>> Start Data provided

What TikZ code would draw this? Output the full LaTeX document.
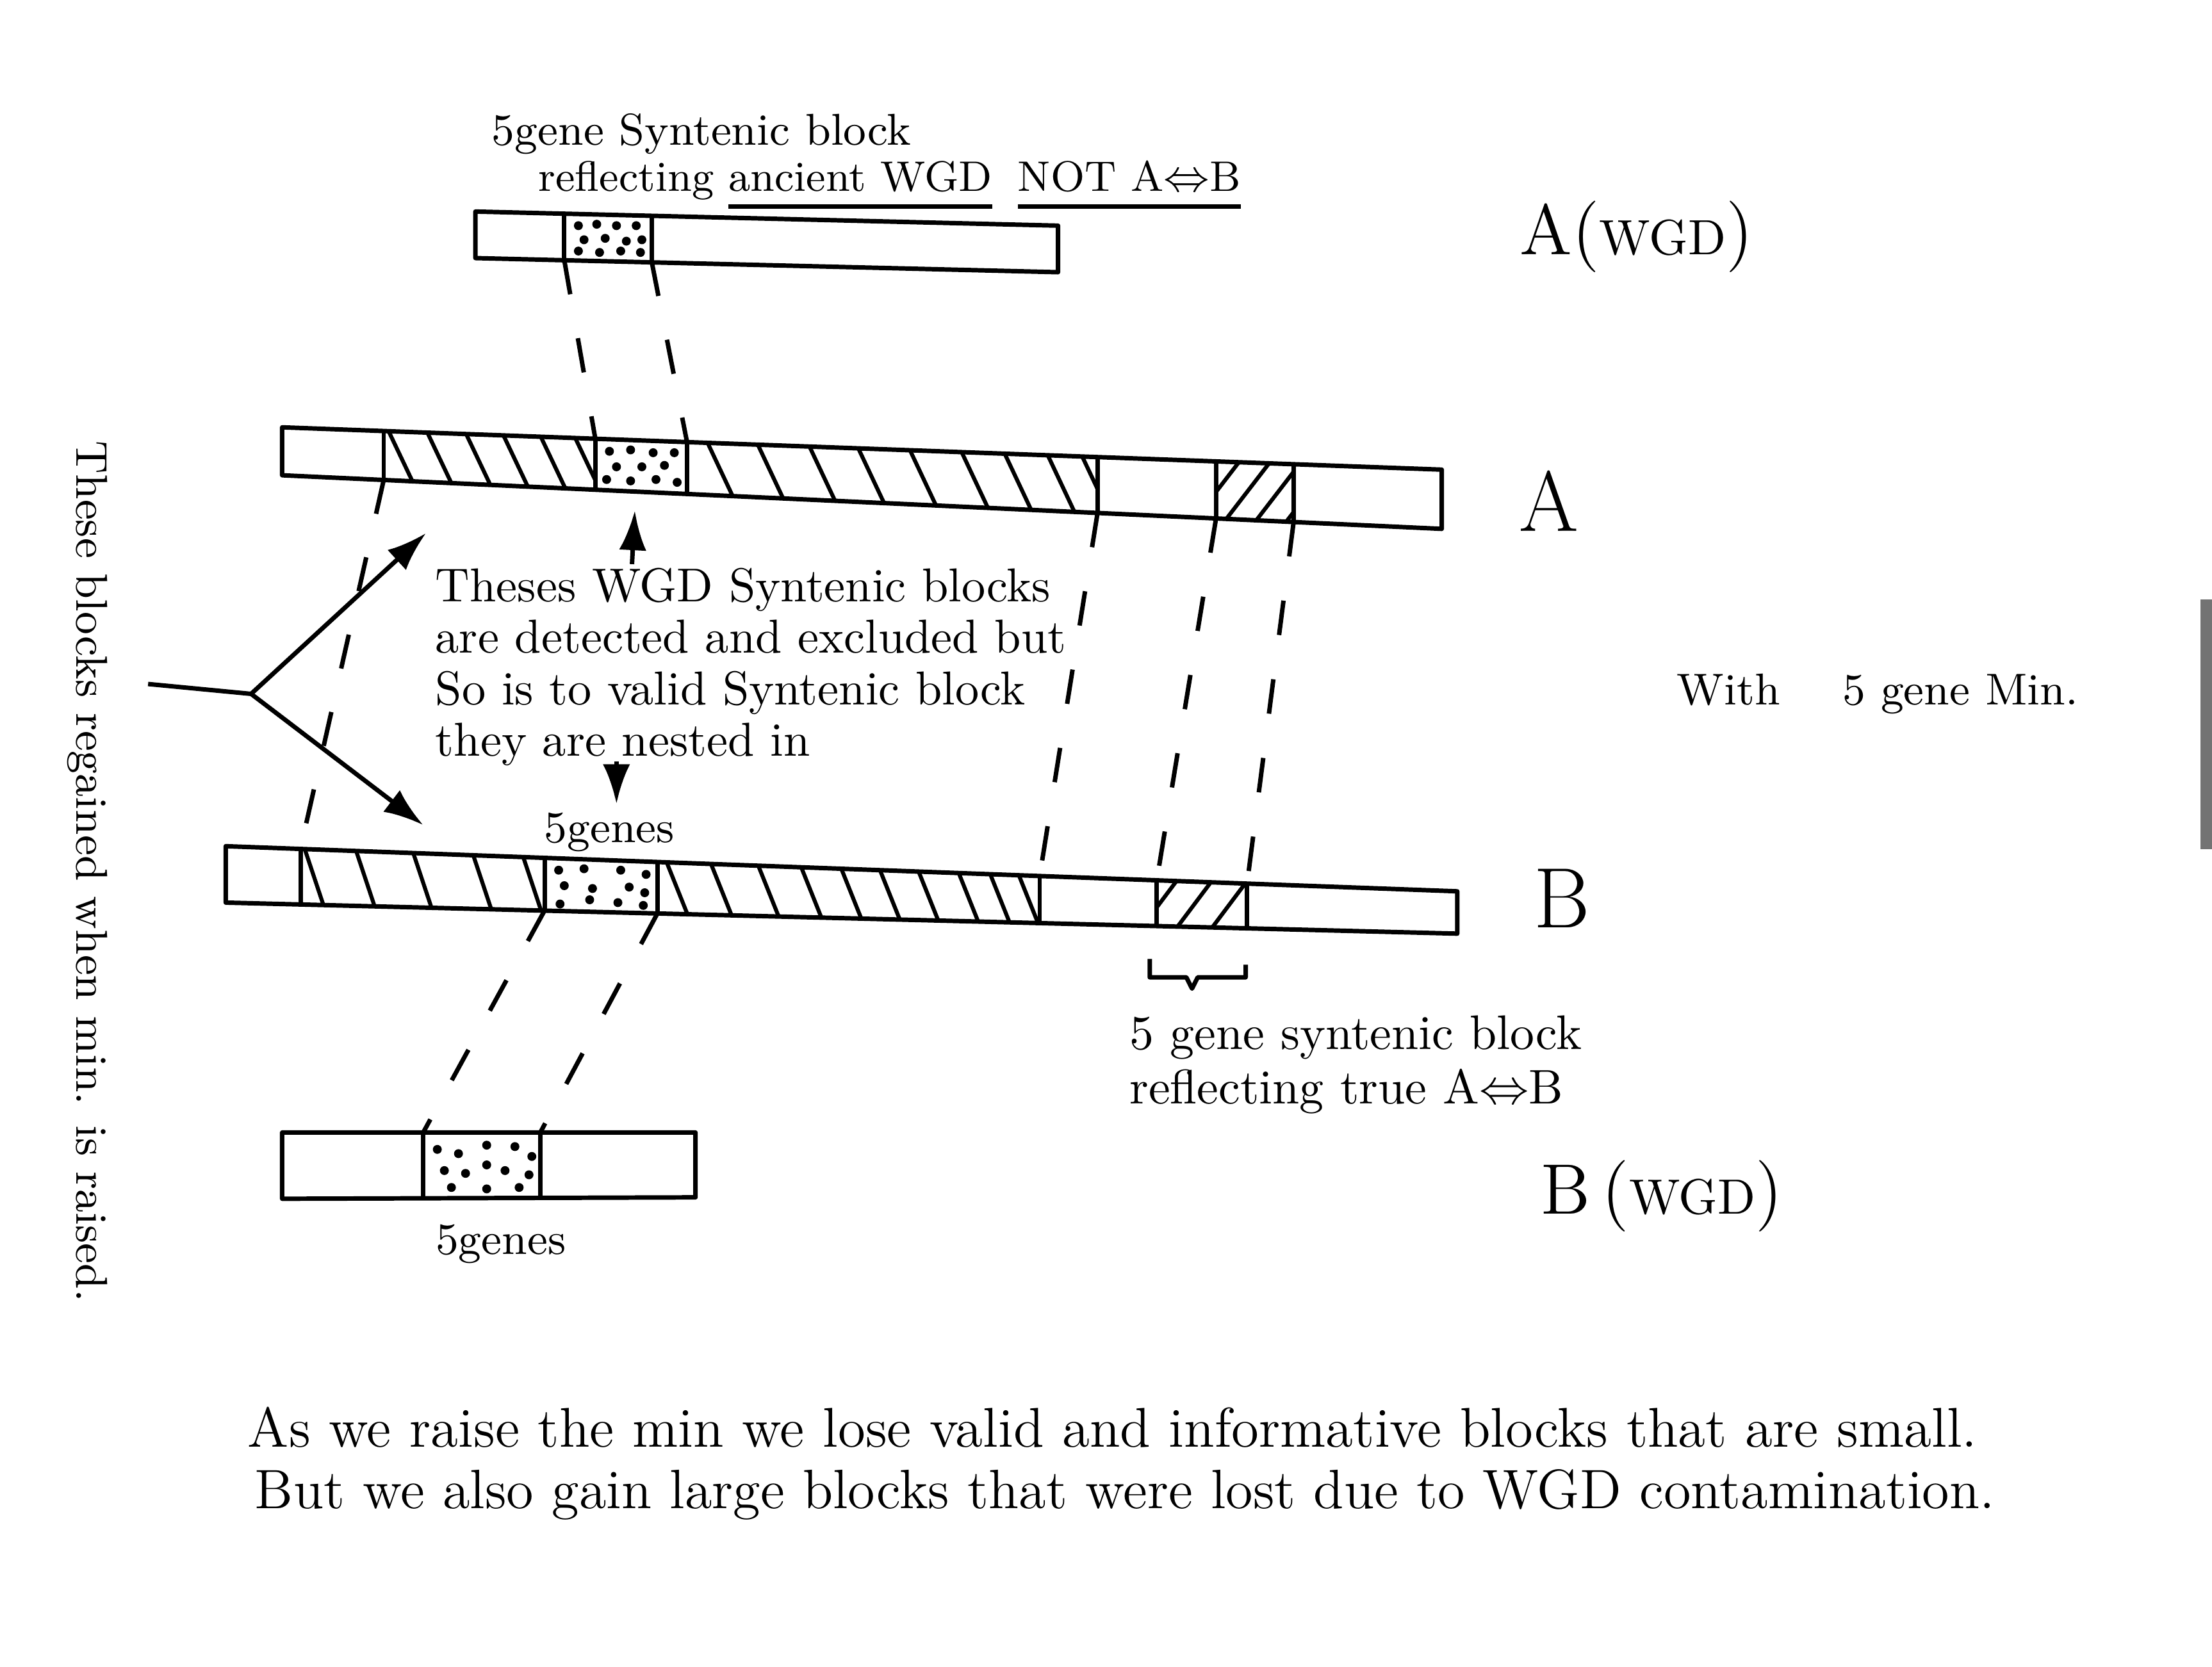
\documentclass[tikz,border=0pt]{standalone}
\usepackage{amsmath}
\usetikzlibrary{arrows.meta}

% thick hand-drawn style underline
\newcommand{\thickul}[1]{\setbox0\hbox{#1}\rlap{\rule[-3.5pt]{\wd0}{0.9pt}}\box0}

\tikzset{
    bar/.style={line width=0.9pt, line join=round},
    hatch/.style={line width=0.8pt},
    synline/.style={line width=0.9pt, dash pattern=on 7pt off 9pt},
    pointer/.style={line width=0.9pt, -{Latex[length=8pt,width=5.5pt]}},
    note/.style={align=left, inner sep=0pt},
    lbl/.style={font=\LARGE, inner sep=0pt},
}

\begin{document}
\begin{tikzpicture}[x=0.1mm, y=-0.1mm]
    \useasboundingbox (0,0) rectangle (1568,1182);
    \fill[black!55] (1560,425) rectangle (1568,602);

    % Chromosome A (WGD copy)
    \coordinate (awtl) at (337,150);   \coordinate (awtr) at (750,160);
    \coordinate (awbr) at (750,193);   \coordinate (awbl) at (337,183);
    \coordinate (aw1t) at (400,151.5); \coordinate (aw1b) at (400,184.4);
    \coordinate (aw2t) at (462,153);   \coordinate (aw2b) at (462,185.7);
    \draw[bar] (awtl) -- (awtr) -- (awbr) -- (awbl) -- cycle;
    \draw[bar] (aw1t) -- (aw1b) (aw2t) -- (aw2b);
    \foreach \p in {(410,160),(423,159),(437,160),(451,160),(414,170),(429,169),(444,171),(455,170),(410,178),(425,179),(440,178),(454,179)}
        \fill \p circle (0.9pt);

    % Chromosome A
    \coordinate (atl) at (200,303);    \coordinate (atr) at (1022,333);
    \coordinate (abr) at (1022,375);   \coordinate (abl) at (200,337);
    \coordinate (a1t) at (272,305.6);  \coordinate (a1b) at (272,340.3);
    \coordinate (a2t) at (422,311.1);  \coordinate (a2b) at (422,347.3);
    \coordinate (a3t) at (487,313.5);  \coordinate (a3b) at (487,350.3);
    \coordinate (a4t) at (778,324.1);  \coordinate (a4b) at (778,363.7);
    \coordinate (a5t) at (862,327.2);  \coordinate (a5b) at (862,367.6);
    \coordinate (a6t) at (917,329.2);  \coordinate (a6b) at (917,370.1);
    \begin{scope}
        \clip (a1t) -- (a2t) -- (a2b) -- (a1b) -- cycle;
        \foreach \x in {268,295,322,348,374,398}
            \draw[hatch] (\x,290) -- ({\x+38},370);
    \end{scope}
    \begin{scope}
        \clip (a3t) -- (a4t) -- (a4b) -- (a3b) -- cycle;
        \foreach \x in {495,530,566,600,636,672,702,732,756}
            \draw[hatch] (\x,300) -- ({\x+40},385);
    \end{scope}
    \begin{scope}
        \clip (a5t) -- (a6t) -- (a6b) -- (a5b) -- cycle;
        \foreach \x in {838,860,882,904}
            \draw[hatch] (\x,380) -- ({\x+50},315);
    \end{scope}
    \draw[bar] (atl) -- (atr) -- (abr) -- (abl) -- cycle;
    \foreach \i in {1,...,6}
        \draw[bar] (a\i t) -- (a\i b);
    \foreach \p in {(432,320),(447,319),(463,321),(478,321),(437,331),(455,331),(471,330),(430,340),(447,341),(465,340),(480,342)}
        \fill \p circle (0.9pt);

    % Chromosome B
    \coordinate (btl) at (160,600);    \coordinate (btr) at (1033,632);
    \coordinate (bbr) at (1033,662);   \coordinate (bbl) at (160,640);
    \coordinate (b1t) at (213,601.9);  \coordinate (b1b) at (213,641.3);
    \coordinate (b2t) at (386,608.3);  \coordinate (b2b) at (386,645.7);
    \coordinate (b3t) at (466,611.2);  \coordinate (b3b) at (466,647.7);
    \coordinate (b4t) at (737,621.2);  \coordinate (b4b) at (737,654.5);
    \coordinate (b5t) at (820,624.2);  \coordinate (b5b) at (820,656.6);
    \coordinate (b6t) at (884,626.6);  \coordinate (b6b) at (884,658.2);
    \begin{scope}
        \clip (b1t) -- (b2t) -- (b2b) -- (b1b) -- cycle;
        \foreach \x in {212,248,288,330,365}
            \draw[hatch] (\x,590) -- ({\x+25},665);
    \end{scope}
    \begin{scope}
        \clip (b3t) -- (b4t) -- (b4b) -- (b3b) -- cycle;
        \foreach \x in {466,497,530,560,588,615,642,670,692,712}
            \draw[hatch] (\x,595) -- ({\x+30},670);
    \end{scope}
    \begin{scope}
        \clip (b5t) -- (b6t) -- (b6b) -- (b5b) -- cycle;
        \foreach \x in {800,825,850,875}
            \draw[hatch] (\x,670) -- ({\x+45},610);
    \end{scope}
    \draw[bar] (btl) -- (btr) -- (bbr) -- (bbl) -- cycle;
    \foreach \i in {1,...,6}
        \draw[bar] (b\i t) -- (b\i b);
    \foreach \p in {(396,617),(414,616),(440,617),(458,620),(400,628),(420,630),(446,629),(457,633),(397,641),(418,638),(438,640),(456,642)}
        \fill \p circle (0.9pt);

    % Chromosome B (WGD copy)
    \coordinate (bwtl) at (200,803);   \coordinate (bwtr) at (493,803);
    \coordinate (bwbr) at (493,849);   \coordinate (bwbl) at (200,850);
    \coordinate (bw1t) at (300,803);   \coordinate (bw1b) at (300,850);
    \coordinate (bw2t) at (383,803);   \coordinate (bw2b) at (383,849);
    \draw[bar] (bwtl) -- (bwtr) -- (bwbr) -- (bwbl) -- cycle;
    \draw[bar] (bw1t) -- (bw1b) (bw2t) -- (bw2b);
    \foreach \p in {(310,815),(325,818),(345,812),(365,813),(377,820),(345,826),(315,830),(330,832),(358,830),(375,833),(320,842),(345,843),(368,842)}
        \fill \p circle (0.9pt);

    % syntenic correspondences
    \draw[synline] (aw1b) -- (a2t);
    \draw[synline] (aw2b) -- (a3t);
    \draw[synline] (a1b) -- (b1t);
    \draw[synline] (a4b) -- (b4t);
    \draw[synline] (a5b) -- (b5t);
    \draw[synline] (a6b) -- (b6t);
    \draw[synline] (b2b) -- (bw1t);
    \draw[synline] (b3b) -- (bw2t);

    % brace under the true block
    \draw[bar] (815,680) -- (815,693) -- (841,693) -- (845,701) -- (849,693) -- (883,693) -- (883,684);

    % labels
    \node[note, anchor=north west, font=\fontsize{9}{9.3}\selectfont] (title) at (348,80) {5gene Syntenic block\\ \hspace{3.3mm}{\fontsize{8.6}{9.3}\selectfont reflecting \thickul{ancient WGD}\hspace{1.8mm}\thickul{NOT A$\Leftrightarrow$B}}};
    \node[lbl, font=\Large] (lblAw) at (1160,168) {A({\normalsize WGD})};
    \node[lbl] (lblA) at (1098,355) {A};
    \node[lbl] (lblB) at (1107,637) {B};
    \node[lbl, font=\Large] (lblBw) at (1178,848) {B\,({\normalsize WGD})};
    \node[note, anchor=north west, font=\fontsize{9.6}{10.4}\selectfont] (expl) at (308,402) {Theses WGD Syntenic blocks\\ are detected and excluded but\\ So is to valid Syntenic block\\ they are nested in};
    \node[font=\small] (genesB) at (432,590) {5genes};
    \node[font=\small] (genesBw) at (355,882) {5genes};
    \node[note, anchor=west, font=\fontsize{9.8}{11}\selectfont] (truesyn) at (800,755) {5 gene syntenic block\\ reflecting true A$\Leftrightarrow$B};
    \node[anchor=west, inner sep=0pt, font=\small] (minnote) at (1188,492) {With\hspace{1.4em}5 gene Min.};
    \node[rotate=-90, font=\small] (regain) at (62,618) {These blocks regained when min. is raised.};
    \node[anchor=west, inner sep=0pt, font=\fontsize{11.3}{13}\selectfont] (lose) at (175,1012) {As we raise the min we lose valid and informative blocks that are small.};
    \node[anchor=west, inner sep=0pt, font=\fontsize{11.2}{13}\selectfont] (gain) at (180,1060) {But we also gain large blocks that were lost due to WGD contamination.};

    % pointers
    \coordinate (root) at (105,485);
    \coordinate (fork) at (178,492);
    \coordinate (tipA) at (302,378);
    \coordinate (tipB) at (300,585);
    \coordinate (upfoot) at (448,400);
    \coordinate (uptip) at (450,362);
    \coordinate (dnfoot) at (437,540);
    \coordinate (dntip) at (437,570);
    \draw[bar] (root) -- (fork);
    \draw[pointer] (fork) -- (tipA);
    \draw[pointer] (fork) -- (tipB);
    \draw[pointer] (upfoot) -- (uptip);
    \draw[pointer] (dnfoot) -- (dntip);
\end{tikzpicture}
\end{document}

>> End Data provided

**Work to be completed:** Leave out the pictures and repeat exactly the lines from the start of the material through the line that contains "(1560,425) rectangle (1568,602);", both included.

**Result of this task:**
What TikZ code would draw this? Output the full LaTeX document.
\documentclass[tikz,border=0pt]{standalone}
\usepackage{amsmath}
\usetikzlibrary{arrows.meta}

% thick hand-drawn style underline
\newcommand{\thickul}[1]{\setbox0\hbox{#1}\rlap{\rule[-3.5pt]{\wd0}{0.9pt}}\box0}

\tikzset{
    bar/.style={line width=0.9pt, line join=round},
    hatch/.style={line width=0.8pt},
    synline/.style={line width=0.9pt, dash pattern=on 7pt off 9pt},
    pointer/.style={line width=0.9pt, -{Latex[length=8pt,width=5.5pt]}},
    note/.style={align=left, inner sep=0pt},
    lbl/.style={font=\LARGE, inner sep=0pt},
}

\begin{document}
\begin{tikzpicture}[x=0.1mm, y=-0.1mm]
    \useasboundingbox (0,0) rectangle (1568,1182);
    \fill[black!55] (1560,425) rectangle (1568,602);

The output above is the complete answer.